Etisalat Plans Network Growth After Indonesia Sale

The UAE network is eyeing up new ventures into core markets, funded by a $510 million sale of its Indonesian stakes.

Gulf Business

Etisalat will use the proceeds from a $510 million stake sale in Indonesia to boost networks in core markets, the Gulf’s No. 2 telecoms operator said on Thursday.

The company, which has interests spanning Africa, Asia and the Middle East, sold a 9.1 per cent stake in Indonesian mobile firm PT XL Axiata last week, retaining a 4.2 per cent holding.
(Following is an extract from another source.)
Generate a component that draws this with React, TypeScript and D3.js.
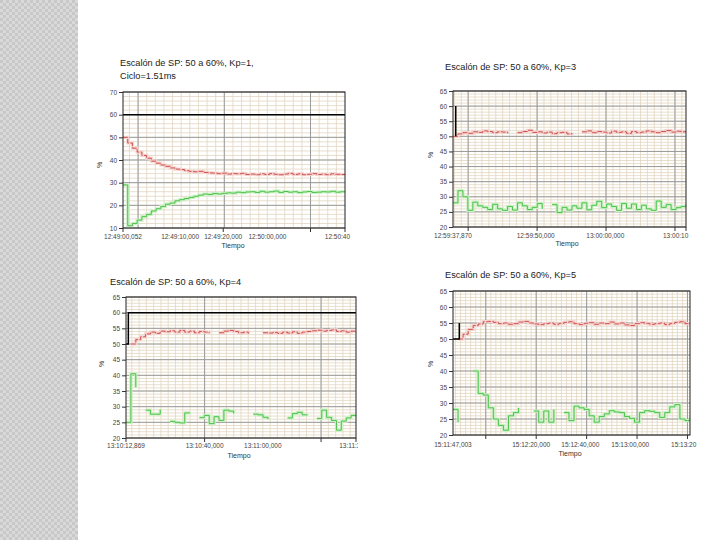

“Proceeds will be used to fund further growth in next generation networks in our core growth markets and roll out additional services,” Etisalat said in a statement emailed in response to questions from Reuters.

The company did not say which countries it considered “core”, but they likely included the United Arab Emirates – source of about 71 per cent of revenues in the second quarter – and the lucrative markets of Saudi Arabia, Egypt and Nigeria.

The Indonesian sale, which followed an exit from India, was seen as part of a broader push to trim back on underperforming units.

Etisalat’s new management team – it has installed a new chairman, chief executive and heads of finance, strategy and marketing in the past 18 months – has said more divisions could be sold following a sustained profit drop.

Analysts have named African subsidiary Atlantique Telecom as one possible sale candidate.

“Atlantique operates in small markets with multiple players, so it is not particularly attractive, but Etisalat could find a buyer if it sells Atlantique as a whole,” said Petr Molik, chief financial officer at MENACORP in Abu Dhabi.

“Etisalat isn’t under any pressure to sell assets quickly – it has a strong cash position, so its units won’t be offloaded at fire-sale prices.”

Selling assets that have failed to add much to the bottom line will narrow Etisalat’s focus and aid attempts to reclaim some of domestic rival du’s 46.5 per cent market share in the UAE.

“Du was not expected to win such a share so easily and so quickly – Etisalat will find it difficult to maintain domestic margins if it tries to be aggressive against du,” added Molik.

“The focus is now on the UAE, but Etisalat won’t retreat entirely.”
Etisalat and affiliate Mobily have already launched long-term evolution, or LTE, next-generation networks in the UAE and Saudi Arabia, but LTE-enabled smart phones are in their infancy and take-up has been slow.

By the end of June there were 12,500 LTE subscriptions in Saudi Arabia and 9,500 in the UAE, Informa Telecoms and Media estimates.

Egypt has yet to issue LTE licences, but Etisalat and rival Vodafone Egypt have launched trials, Informa said.